JPMorgan projects that Bitcoin and digital-asset inflows will exceed $130 billion this year, a figure the bank credits to a surge in institutional interest and a more defined regulatory framework. The forecast, released this week, underscores how quickly the crypto market is maturing — and how much capital is still waiting on the sidelines.
The $130 billion figure
The $130 billion mark would blow past previous annual records. JPMorgan's analysts see institutional investors — pension funds, endowments, corporate treasuries — as the primary drivers. Retail flows, while still significant, no longer dominate the narrative.

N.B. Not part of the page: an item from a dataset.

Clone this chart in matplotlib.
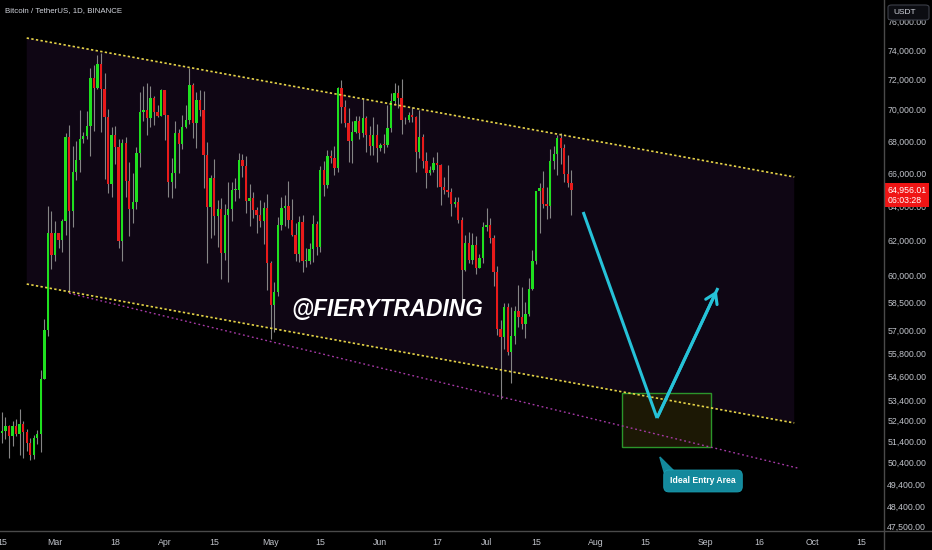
import numpy as np
import pandas as pd
import matplotlib
matplotlib.use("Agg")
import matplotlib.pyplot as plt
import matplotlib.dates as mdates
import matplotlib.transforms as mtransforms
from matplotlib.patches import Polygon, Rectangle, FancyBboxPatch
from matplotlib.ticker import FixedLocator, FixedFormatter, NullLocator

plt.rcParams.update({
    "font.family": ["Liberation Sans", "DejaVu Sans"],
})

# =============================
#  Data : BTCUSDT daily candles (13 Feb -> 25 Jul)
# =============================
start_date = "2024-02-13"

opens = [
    49917, 49699, 51795, 51880, 52124, 51642, 52137, 51765, 52259, 51839, 51304, 50732, 51571, 51733, 54476, 57037, 62432,
    61130, 62387, 61987, 63113, 68245, 63724, 66074, 66824, 68124, 68313, 68956, 72078, 71453, 73072, 71388, 69499,
    65300, 68390, 67610, 61938, 67841, 65501, 63796, 64209, 67210, 69880, 69988, 69469, 70780, 69850, 69582,
    71280, 69649, 65463, 65963, 68488, 67820, 68897, 69361, 71620, 69146, 70631, 70006, 67117, 63924, 65662,
    63419, 63794, 61278, 63470, 63818, 64941, 64941, 66819, 66414, 64289, 64498, 63770, 63462, 63118, 63866,
    60672, 58364, 59061, 62882, 63892, 64013, 63165, 62313, 61194, 63075, 60800, 60826, 61484, 62940, 61577,
    66206, 65235, 67024, 66915, 66274, 71447, 70148, 69166, 67969, 68549, 69290, 68507, 69436, 68398, 67652, 68352,
    67540, 67766, 67765, 68809, 70567, 71082, 70758, 69342, 69305, 69648, 69508, 67321, 68243, 66756, 66011,
    66191, 66639, 66491, 65140, 64960, 64829, 64097, 64253, 63180, 60277, 61805, 60864, 61707, 60427, 60986,
    62772, 62900, 62135, 60208, 57050, 56628, 58231, 55857, 56715, 58051, 57725, 57340, 57899, 59231, 60788,
    64870, 65097, 64119, 63974, 66710, 67164, 68166, 67533, 65937, 65372,
]
highs = [
    50368, 52043, 52817, 52572, 52191, 52377, 52488, 52985, 52366, 52000, 51548, 51698, 51950, 54938, 57588, 64000, 63676,
    63114, 62433, 63231, 68499, 69000, 67641, 67980, 69990, 68541, 69887, 72800, 73000, 73650, 73777, 72419, 70043,
    68904, 68957, 68124, 68100, 68240, 66650, 65999, 67622, 71150, 71561, 71769, 71552, 70916, 70321, 71366,
    71288, 69674, 66903, 69291, 68725, 69629, 70326, 72797, 71758, 71172, 71305, 71227, 67932, 65840, 66868,
    64365, 64486, 64125, 65450, 65419, 65695, 67232, 67183, 67075, 65297, 64820, 63923, 64370, 64228, 64734,
    60780, 59625, 63320, 64544, 64646, 65500, 64422, 62984, 63421, 63469, 61515, 61818, 63450, 63118, 66444,
    66752, 67451, 67400, 67700, 71515, 71979, 70666, 70096, 69250, 69610, 69562, 70687, 69591, 68935, 69500, 69044,
    67857, 68460, 70288, 71063, 71758, 71625, 71997, 69524, 69850, 70195, 69564, 69999, 68449, 67320, 66449,
    66983, 67298, 66566, 65727, 66482, 65066, 64525, 64523, 63370, 62293, 62480, 62389, 62225, 61224, 63058,
    63861, 63289, 62285, 60498, 57546, 58475, 58475, 58236, 58296, 59470, 59359, 58533, 59850, 61420, 64900,
    65388, 66128, 65133, 67487, 67650, 68383, 68480, 67818, 67102, 66175,
]
lows = [
    48300, 49225, 51310, 51500, 50625, 51163, 51677, 50760, 50625, 50926, 50521, 50586, 51280, 50901, 54450, 56691, 60364,
    60777, 61561, 61320, 62300, 59005, 62779, 65551, 66082, 67862, 68094, 67024, 68620, 71333, 68555, 65600, 64780,
    64533, 66566, 61555, 60775, 64529, 62260, 63000, 63825, 66385, 69280, 68359, 68903, 69009, 69540, 69562,
    68062, 64550, 64493, 65064, 66011, 67491, 68825, 69043, 68210, 67518, 69567, 65086, 60660, 62134, 62274,
    61600, 59768, 60833, 59600, 63090, 64278, 64500, 65765, 63589, 62794, 63297, 62424, 62782, 61765, 59191,
    56552, 56911, 58848, 62584, 62822, 62700, 62261, 60800, 60749, 60187, 60487, 60632, 60749, 61143, 61319,
    64602, 65106, 66600, 65858, 66060, 69162, 68852, 66670, 66600, 68500, 68128, 68250, 67277, 67124, 67128, 66670,
    67387, 67257, 67613, 68567, 70383, 70119, 68420, 69104, 69200, 69172, 66051, 66902, 66304, 65078, 65857,
    66060, 65130, 64060, 64693, 64560, 63379, 63943, 63000, 58402, 60239, 60712, 60606, 60063, 60383, 60712,
    62497, 61806, 59400, 56771, 53485, 56020, 55724, 54260, 56289, 57157, 57052, 56590, 57756, 59196, 60632,
    62378, 63854, 63238, 63300, 66228, 65841, 66574, 65441, 65111, 63456,
]
closes = [
    49699, 51795, 51880, 52124, 51642, 52137, 51765, 52259, 51839, 51304, 50731, 51571, 51733, 54476, 57037, 62432, 61130,
    62387, 61987, 63113, 68245, 63724, 66074, 66823, 68124, 68313, 68955, 72078, 71453, 73072, 71388, 69499, 65300,
    68393, 67609, 61937, 67840, 65501, 63797, 64209, 67211, 69880, 69988, 69469, 70780, 69850, 69582, 71280,
    69649, 65463, 65963, 68488, 67820, 68896, 69360, 71620, 69146, 70631, 70006, 67116, 63924, 65662, 63419,
    63793, 61277, 63470, 63818, 64941, 64942, 66819, 66414, 64289, 64498, 63770, 63461, 63118, 63866, 60672,
    58364, 59060, 62882, 63892, 64012, 63165, 62312, 61193, 63074, 60799, 60825, 61484, 62940, 61577, 66206,
    65235, 67024, 66915, 66274, 71446, 70148, 69166, 67969, 68549, 69290, 68507, 69436, 68398, 67652, 68352, 67540,
    67766, 67765, 68809, 70567, 71082, 70757, 69342, 69305, 69648, 69508, 67321, 68243, 66756, 66011, 66191,
    66639, 66490, 65140, 64960, 64828, 64096, 64253, 63180, 60277, 61806, 60864, 61706, 60427, 60986, 62772,
    62899, 62135, 60208, 57050, 56628, 58231, 55857, 56714, 58051, 57725, 57340, 57899, 59231, 60787, 64870,
    65097, 64119, 63974, 66710, 67164, 68165, 67533, 65937, 65372, 64956.01,
]

# channel / drawings
channel_dates = ["2024-02-22", "2024-09-26"]
channel_upper = [74830, 65750]
channel_lower = [59510, 52290]
support_dates = ["2024-03-05", "2024-09-27"]
support_prices = [59005, 50140]
entry_box_dates = ["2024-08-08 08:00", "2024-09-02 12:00"]
entry_box_prices = [51130, 53780]
path_dates = ["2024-07-28 08:00", "2024-08-18 05:00", "2024-09-04 10:00"]
path_prices = [63640, 52530, 59290]
callout_date = "2024-08-31 05:00"
callout_price = 49540
callout_tail_dates = ["2024-08-19", "2024-08-20 05:00", "2024-08-23 08:00"]
callout_tail_prices = [50660, 49950, 49950]

ytick_values = [76000, 74000, 72000, 70000, 68000, 66000, 64000, 62000, 60000, 58500, 57000,
                55800, 54600, 53400, 52400, 51400, 50400, 49400, 48400, 47500]
xtick_dates = ["2024-02-15", "2024-03-01", "2024-03-18", "2024-04-01", "2024-04-15", "2024-05-01",
               "2024-05-15", "2024-06-01", "2024-06-17", "2024-07-01", "2024-07-15", "2024-08-01",
               "2024-08-15", "2024-09-01", "2024-09-16", "2024-10-01", "2024-10-15"]
xtick_labels = ["15", "Mar", "18", "Apr", "15", "May", "15", "Jun", "17", "Jul", "15", "Aug",
                "15", "Sep", "16", "Oct", "15"]

# Colors
bg = "#000000"
col_up = "#1fe01f"
col_down = "#e81a1a"
col_wick = "#858585"
col_channel = "#0f0614"
col_yellow = "#e6d448"
col_magenta = "#a63aa6"
col_cyan = "#26c2d8"
col_text = "#c0c3ca"
col_axis = "#4a4a4a"

W, H = 932, 550
fig = plt.figure(figsize=(W / 100, H / 100), dpi=100, facecolor=bg)
ax = fig.add_axes([0, 19 / H, 884 / W, 531 / H])
ax.set_facecolor(bg)

dates = mdates.date2num(pd.date_range(start_date, periods=len(closes), freq="D"))
o = np.array(opens, float); c = np.array(closes, float)
h = np.array(highs, float); l = np.array(lows, float)
up = c >= o

def dn(s):
    return mdates.date2num(pd.Timestamp(s))

# --- channel fill & lines ---
cd = [dn(d) for d in channel_dates]
ax.add_patch(Polygon([(cd[0], channel_upper[0]), (cd[1], channel_upper[1]),
                      (cd[1], channel_lower[1]), (cd[0], channel_lower[0])],
                     closed=True, fc=col_channel, ec="none", zorder=1))
ax.plot(cd, channel_upper, color=col_yellow, lw=1.2, ls=(0, (1.4, 1.4)), zorder=6)
ax.plot(cd, channel_lower, color=col_yellow, lw=1.2, ls=(0, (1.4, 1.4)), zorder=6)
ax.plot([dn(d) for d in support_dates], support_prices, color=col_magenta, lw=1.0,
        ls=(0, (1.3, 2.0)), zorder=6)

# --- candles ---
ax.vlines(dates, l, h, color=col_wick, lw=0.8, zorder=3)
body_lo = np.minimum(o, c); body_hi = np.maximum(o, c)
body_hi = np.maximum(body_hi, body_lo * 1.0008)
ax.bar(dates[up], (body_hi - body_lo)[up], bottom=body_lo[up], width=0.66,
       color=col_up, lw=0, zorder=4)
ax.bar(dates[~up], (body_hi - body_lo)[~up], bottom=body_lo[~up], width=0.66,
       color=col_down, lw=0, zorder=4)

# --- entry box ---
bx = [dn(d) for d in entry_box_dates]
ax.add_patch(Rectangle((bx[0], entry_box_prices[0]), bx[1] - bx[0],
                       entry_box_prices[1] - entry_box_prices[0],
                       fc="#201b06", ec="#2fa52f", lw=1.0, alpha=0.9, zorder=5))

# --- projected path ---
pd_num = [dn(d) for d in path_dates]
ax.plot(pd_num[:2], path_prices[:2], color=col_cyan, lw=2.2, solid_capstyle="butt", zorder=8)
ax.plot(pd_num[1:], path_prices[1:], color=col_cyan, lw=2.2, solid_capstyle="butt", zorder=8)
ax.annotate("", xy=(pd_num[2], path_prices[2]), xytext=(pd_num[1], path_prices[1]),
            arrowprops=dict(arrowstyle="->,head_length=0.7,head_width=0.45", color=col_cyan, lw=2.2),
            zorder=8)

# --- callout ---
ax.add_patch(Polygon(list(zip([dn(d) for d in callout_tail_dates], callout_tail_prices)),
                     closed=True, fc="#14899c", ec="#14899c", zorder=9))
ax.text(dn(callout_date), callout_price, "Ideal Entry Area", ha="center", va="center",
        fontsize=6.2, fontweight="bold", color="white", zorder=10,
        bbox=dict(boxstyle="round,pad=0.75,rounding_size=0.6", fc="#14899c", ec="#1aa0b4", lw=0.6))

# --- watermark ---
fig.text(387 / W, 1 - 309 / H, "@FIERYTRADING", ha="center", va="center", fontsize=16.3,
         fontweight="bold", fontstyle="italic", color="white", zorder=20)

# --- axes & ticks ---
ax.set_yscale("log")
x0 = dn("2024-03-01") - 55 / 3.537
ax.set_xlim(x0, x0 + 884 / 3.537)
ax.set_ylim(74000 * np.exp(-481 / 1074), 74000 * np.exp(50 / 1074))
for s in ax.spines.values():
    s.set_visible(False)

ax.yaxis.tick_right()
ax.yaxis.set_major_locator(FixedLocator(ytick_values))
ax.yaxis.set_major_formatter(FixedFormatter([f"{v:,.2f}" for v in ytick_values]))
ax.yaxis.set_minor_locator(NullLocator())
ax.tick_params(axis="y", length=0, pad=2.3, labelsize=6.3, labelcolor=col_text)

ax.xaxis.set_major_locator(FixedLocator([dn(d) for d in xtick_dates]))
ax.xaxis.set_major_formatter(FixedFormatter(xtick_labels))
ax.tick_params(axis="x", length=0, pad=5, labelsize=6.3, labelcolor=col_text)

# last price label
blend = mtransforms.blended_transform_factory(ax.transAxes, ax.transData)
ax.annotate("64,956.01\n06:03:28", xy=(1, closes[-1]), xycoords=blend, xytext=(2.6, 3.2),
            textcoords="offset points", ha="left", va="top", fontsize=6.3, color="white",
            linespacing=1.15, annotation_clip=False, zorder=30,
            bbox=dict(boxstyle="square,pad=0.3", fc="#f01515", ec="none"))

# frame lines
fig.add_artist(plt.Line2D([0, 1], [1 - 531 / H] * 2, color=col_axis, lw=1.0))
fig.add_artist(plt.Line2D([884 / W] * 2, [0, 1], color=col_axis, lw=1.0))

# header & currency box
fig.text(5 / W, 1 - 11 / H, "Bitcoin / TetherUS, 1D, BINANCE", ha="left", va="center",
         fontsize=5.7, color="#d1d4dc")
fig.add_artist(FancyBboxPatch((888 / W, 1 - 20 / H), 41 / W, 15 / H,
                              boxstyle="round,pad=0,rounding_size=0.004",
                              transform=fig.transFigure, fc="#0c0d12", ec="#3c3f48", lw=0.8, zorder=25))
fig.text(893 / W, 1 - 12.5 / H, "USDT", ha="left", va="center", fontsize=6, color="#d1d4dc", zorder=26)

fig.savefig("out.png", dpi=100, facecolor=bg)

Why institutions are moving in
Two forces are converging. First, regulatory clarity: the U.S. and key European jurisdictions have issued final rules for stablecoins and custody this year, removing a major barrier for compliance-heavy institutions. Second, the spot Bitcoin ETFs, launched in 2024, have proven resilient and liquid, giving traditional finance a regulated on-ramp.
The regulatory tailwind
JPMorgan specifically highlighted the role of clearer rules. Without naming any single regulator, the bank noted that the patchwork of state and federal guidance has started to consolidate, making it easier for large money managers to allocate. The timing isn't accidental — several state pension funds have already disclosed small Bitcoin positions this quarter.
The projection pushes the conversation beyond “will crypto be adopted” to “how fast can infrastructure scale.” JPMorgan's report doesn't set a target price for Bitcoin, but the $130 billion inflow estimate implies billions in monthly buying pressure. The real test comes next quarter, when ETF flows and corporate filings will show whether the trend is accelerating.